[BEGIN]
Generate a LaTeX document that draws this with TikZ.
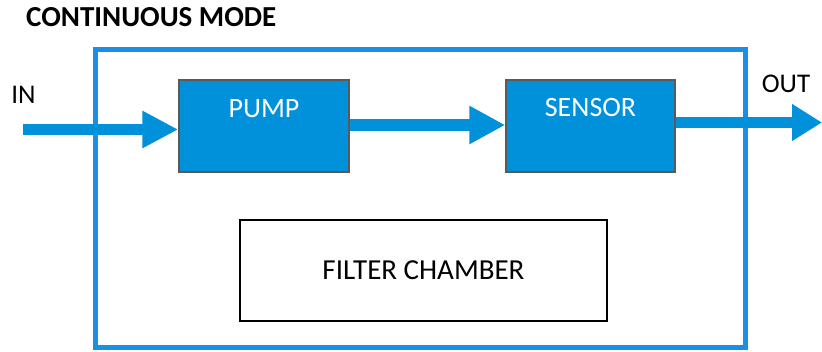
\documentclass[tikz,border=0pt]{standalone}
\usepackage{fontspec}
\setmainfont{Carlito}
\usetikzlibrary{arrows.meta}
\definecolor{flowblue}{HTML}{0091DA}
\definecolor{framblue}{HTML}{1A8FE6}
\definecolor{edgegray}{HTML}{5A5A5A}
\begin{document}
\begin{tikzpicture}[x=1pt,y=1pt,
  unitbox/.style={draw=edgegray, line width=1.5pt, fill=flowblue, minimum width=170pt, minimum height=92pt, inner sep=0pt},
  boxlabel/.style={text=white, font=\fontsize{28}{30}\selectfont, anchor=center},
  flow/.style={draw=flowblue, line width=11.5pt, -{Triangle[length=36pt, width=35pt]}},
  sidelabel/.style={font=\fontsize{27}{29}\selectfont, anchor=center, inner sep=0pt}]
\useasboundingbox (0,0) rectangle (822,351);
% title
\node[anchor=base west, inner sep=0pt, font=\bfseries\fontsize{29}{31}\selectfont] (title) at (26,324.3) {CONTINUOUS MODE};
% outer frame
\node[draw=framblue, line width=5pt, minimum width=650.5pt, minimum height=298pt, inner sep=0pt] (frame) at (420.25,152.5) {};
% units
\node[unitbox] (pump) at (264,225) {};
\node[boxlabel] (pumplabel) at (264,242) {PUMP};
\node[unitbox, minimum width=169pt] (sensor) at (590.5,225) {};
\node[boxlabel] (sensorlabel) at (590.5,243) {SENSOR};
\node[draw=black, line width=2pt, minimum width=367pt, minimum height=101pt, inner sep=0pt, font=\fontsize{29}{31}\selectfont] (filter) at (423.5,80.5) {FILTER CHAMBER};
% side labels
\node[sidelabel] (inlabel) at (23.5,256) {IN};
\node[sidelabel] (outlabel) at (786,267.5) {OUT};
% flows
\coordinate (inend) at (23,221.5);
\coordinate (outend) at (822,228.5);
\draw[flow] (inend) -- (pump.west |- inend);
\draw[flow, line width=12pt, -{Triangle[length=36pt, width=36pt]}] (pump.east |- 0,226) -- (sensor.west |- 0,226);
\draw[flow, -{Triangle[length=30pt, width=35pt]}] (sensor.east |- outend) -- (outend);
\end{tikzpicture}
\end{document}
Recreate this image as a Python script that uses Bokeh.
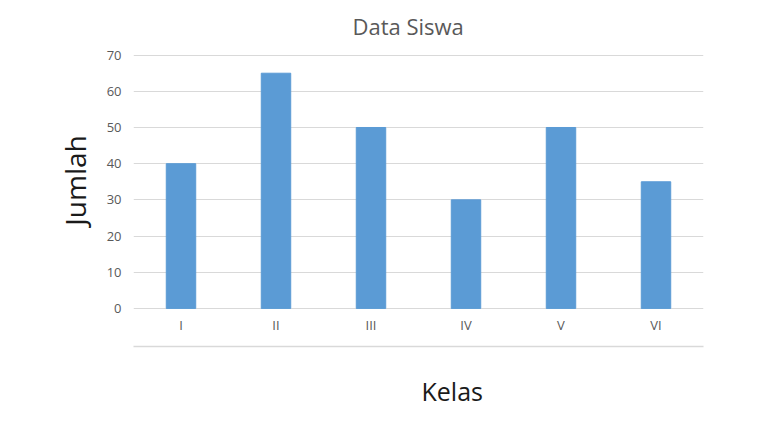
[END]
### STATED EXERCISE:
Transcribe the complete set of entries verbatim. No pictures belong in the copy.

### RIGHT ANSWER:
Generate a LaTeX document that draws this with TikZ.
\documentclass[tikz,border=0pt]{standalone}
\usepackage{fontspec}
\setmainfont{Carlito}
\usetikzlibrary{arrows.meta}
\definecolor{flowblue}{HTML}{0091DA}
\definecolor{framblue}{HTML}{1A8FE6}
\definecolor{edgegray}{HTML}{5A5A5A}
\begin{document}
\begin{tikzpicture}[x=1pt,y=1pt,
  unitbox/.style={draw=edgegray, line width=1.5pt, fill=flowblue, minimum width=170pt, minimum height=92pt, inner sep=0pt},
  boxlabel/.style={text=white, font=\fontsize{28}{30}\selectfont, anchor=center},
  flow/.style={draw=flowblue, line width=11.5pt, -{Triangle[length=36pt, width=35pt]}},
  sidelabel/.style={font=\fontsize{27}{29}\selectfont, anchor=center, inner sep=0pt}]
\useasboundingbox (0,0) rectangle (822,351);
% title
\node[anchor=base west, inner sep=0pt, font=\bfseries\fontsize{29}{31}\selectfont] (title) at (26,324.3) {CONTINUOUS MODE};
% outer frame
\node[draw=framblue, line width=5pt, minimum width=650.5pt, minimum height=298pt, inner sep=0pt] (frame) at (420.25,152.5) {};
% units
\node[unitbox] (pump) at (264,225) {};
\node[boxlabel] (pumplabel) at (264,242) {PUMP};
\node[unitbox, minimum width=169pt] (sensor) at (590.5,225) {};
\node[boxlabel] (sensorlabel) at (590.5,243) {SENSOR};
\node[draw=black, line width=2pt, minimum width=367pt, minimum height=101pt, inner sep=0pt, font=\fontsize{29}{31}\selectfont] (filter) at (423.5,80.5) {FILTER CHAMBER};
% side labels
\node[sidelabel] (inlabel) at (23.5,256) {IN};
\node[sidelabel] (outlabel) at (786,267.5) {OUT};
% flows
\coordinate (inend) at (23,221.5);
\coordinate (outend) at (822,228.5);
\draw[flow] (inend) -- (pump.west |- inend);
\draw[flow, line width=12pt, -{Triangle[length=36pt, width=36pt]}] (pump.east |- 0,226) -- (sensor.west |- 0,226);
\draw[flow, -{Triangle[length=30pt, width=35pt]}] (sensor.east |- outend) -- (outend);
\end{tikzpicture}
\end{document}
Recreate this image as a Python script that uses Bokeh.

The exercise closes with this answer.